Walking Down the Rocky Path

8 May 2017

Noora* is a young wife and mother living in Saudi Arabia.  You can read Part 1 of her story and how she came to faith in Jesus in last weeks’ blog. This week we will hear what it is like for Noora to try and continue to live out her faith in such a hostile environment.

At first, her newfound faith led to huge enthusiasm and a great sense of peace. But soon Noora found that following Christ in Saudi Arabia is really a challenge for every day. Under the cover of meeting foreign friends and teaching them Arabic or them teaching her English, she has been able to attend a small, underground church every now and then.

Daily challenge to follow Christ

But in the meantime, all those hours she spends in the house with her family members are becoming more and more awkward. “We don’t see you praying anymore, Noora,” they say. “What is wrong with you?” Noora can’t say it out loud, but she has to admit to herself that she doesn’t feel the same excitement as before about the Muslim feasts, or about the immoral talk and the gossip among the women in her family. She knows that her Lord doesn’t want her to be involved in this behavior any longer. She grows closer to the Light and becomes more aware of the darkness around her.

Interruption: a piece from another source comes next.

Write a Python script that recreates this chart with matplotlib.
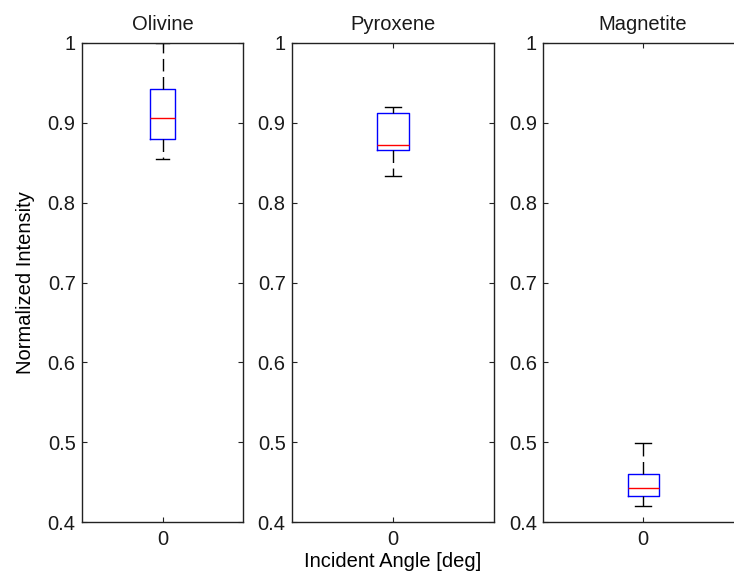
import matplotlib
matplotlib.use('Agg')
import matplotlib.pyplot as plt

# mineral names and the five numbers of each box
minerals = ['Olivine', 'Pyroxene', 'Magnetite']
whisker_low = [0.855, 0.834, 0.420]
box_low = [0.880, 0.866, 0.432]
medians = [0.906, 0.872, 0.443]
box_high = [0.942, 0.912, 0.460]
whisker_high = [1.000, 0.920, 0.4985]
angle_labels = ['0']
y_ticks = [0.4, 0.5, 0.6, 0.7, 0.8, 0.9, 1.0]
y_tick_labels = ['0.4', '0.5', '0.6', '0.7', '0.8', '0.9', '1']

plt.rcParams['font.family'] = ['Liberation Sans', 'DejaVu Sans']
plt.rcParams['text.color'] = '#1a1a1a'
fs = 14.5

fig = plt.figure(figsize=(7.34, 5.80), dpi=100)

#axes boxes in pixels: left, width  (the third one runs past the edge)
px_boxes = [(82, 161), (292, 202), (543, 200)]
top, bottom = 43, 522

axes = []
for i, name in enumerate(minerals):
    left, width = px_boxes[i]
    ax = fig.add_axes([left / 734, (580 - bottom) / 580,
                       width / 734, (bottom - top) / 580])
    stats = [{'med': medians[i], 'q1': box_low[i], 'q3': box_high[i],
              'whislo': whisker_low[i], 'whishi': whisker_high[i],
              'fliers': [], 'label': angle_labels[0]}]
    ax.bxp(stats, positions=[1], widths=0.155, showfliers=False,
           boxprops=dict(color='blue', linewidth=1),
           medianprops=dict(color='red', linewidth=1),
           whiskerprops=dict(color='black', linestyle=(0, (9, 4)), linewidth=1),
           capprops=dict(color='black', linewidth=1),
           capwidths=0.08)
    ax.set_xlim(0.5, 1.5)
    ax.set_ylim(0.4, 1.0)
    ax.set_yticks(y_ticks)
    ax.set_yticklabels(y_tick_labels)
    ax.set_xticks([1])
    ax.set_xticklabels(angle_labels)
    ax.tick_params(direction='in', top=True, right=True, length=3.5,
                   labelsize=fs, colors='#222222', labelcolor='#1a1a1a', pad=4.5)
    ax.tick_params(axis='x', pad=6)
    for s in ax.spines.values():
        s.set_color('#222222')
        s.set_linewidth(1)
    ax.set_title(name, fontsize=fs, pad=9)
    axes.append(ax)

axes[0].set_ylabel('Normalized Intensity', fontsize=fs, labelpad=9)
axes[1].set_xlabel('Incident Angle [deg]', fontsize=fs, labelpad=2)

fig.savefig('out.png', dpi=100)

At the same time, Noora is in a constant fear that her husband or other family members will find out about her faith. In a society where women have no rights, she basically has no choice but to keep on behaving as a Muslim as long as relatives are around. If she admits her faith to them, the consequences can be huge: “She will definitely be forbidden to meet foreigners, and most likely she will be prevented from using a smartphone or computer until she shows repentance and returns to Islam. In the longer term her husband might divorce her, her children can be taken away, and she can be married off to be the second or third wife of a fundamentalist Muslim,” according to the Christian worker, who is familiar with the situation of Saudi believers. “But also physical abuse, isolation and house arrest or worse are not uncommon for Saudis who choose to follow Christ.”

First love fades away

As the months go by, Noora experiences something else threatening her faith – her first love, her initial passion for Christ, begins to fade away. Her community of believers is just a handful, and after meeting them in the same group many times, somehow the group seems to have gotten stuck in the same routine. There is no-one with the spiritual gifting to be a Bible teacher or a shepherd in the group. The tiny size of the community causes the meetings to become a bit boring, and the worship is predictable without any gifted musicians.

Noora puts it like this: “I was prepared to die for Jesus, but what I didn’t know was that I would have to die to myself every day from then on.”

Another struggle she has is reading the Bible for herself, or doing individual Bible study. Praying in her own words is also a challenge. Many believers from a Muslim background have to deal with these issues; they are used to praying and worshipping at prescribed times, using the same words as always. The freedom Christianity offers is actually a challenge for them.

Two choices

Basically there are two choices for Saudi believers: either they live a bold life and as a result are rejected and isolated, or they live as if their faith has not changed, continuing in the practices they used to follow. They might still go to the mosque, but they pray to Jesus there, allowing the neighbors to think they are still Muslim. But also preventing the Gospel from transforming others people’s lives, since it’s not shared and lived out.

Noora chose the latter. But not being able to share her faith with her children, fearing that doing so would increase the risk of it being made public, eats at her every day. A child humming the melody of a Christian song is enough to lead to questions from neighbors. This kind of pressure causes most Saudi believers to leave their country sooner or later.

That is why, according to the Christian worker deeply involved in Saudi Arabia, the greatest challenge for this country is not reaching people with the gospel but bringing believers together in safe and growing communities where they can be discipled. “We already see people coming to faith in Christ,” this worker says. “The next step is forming real communities to support them. Please pray for that to happen.”

Noora, and others like her, need your prayer
The Lord gives Noora the strength to endure, but a larger church community would really help and support her.

  • Pray for a breakthrough, for Noora’s and other small underground churches to start growing from 4-5 member to 20 member communities.
  • Pray for Noora herself. Praise God for the work he is doing in her life.
  • Pray for her faith to remain steadfast and that she will continue to put her trust in God, even when she feels lonely and threatened.
  • Pray for believers around Noora to keep encouraging her.
  • Pray for her to be able to share the faith with her children and other relatives in a wise and safe way.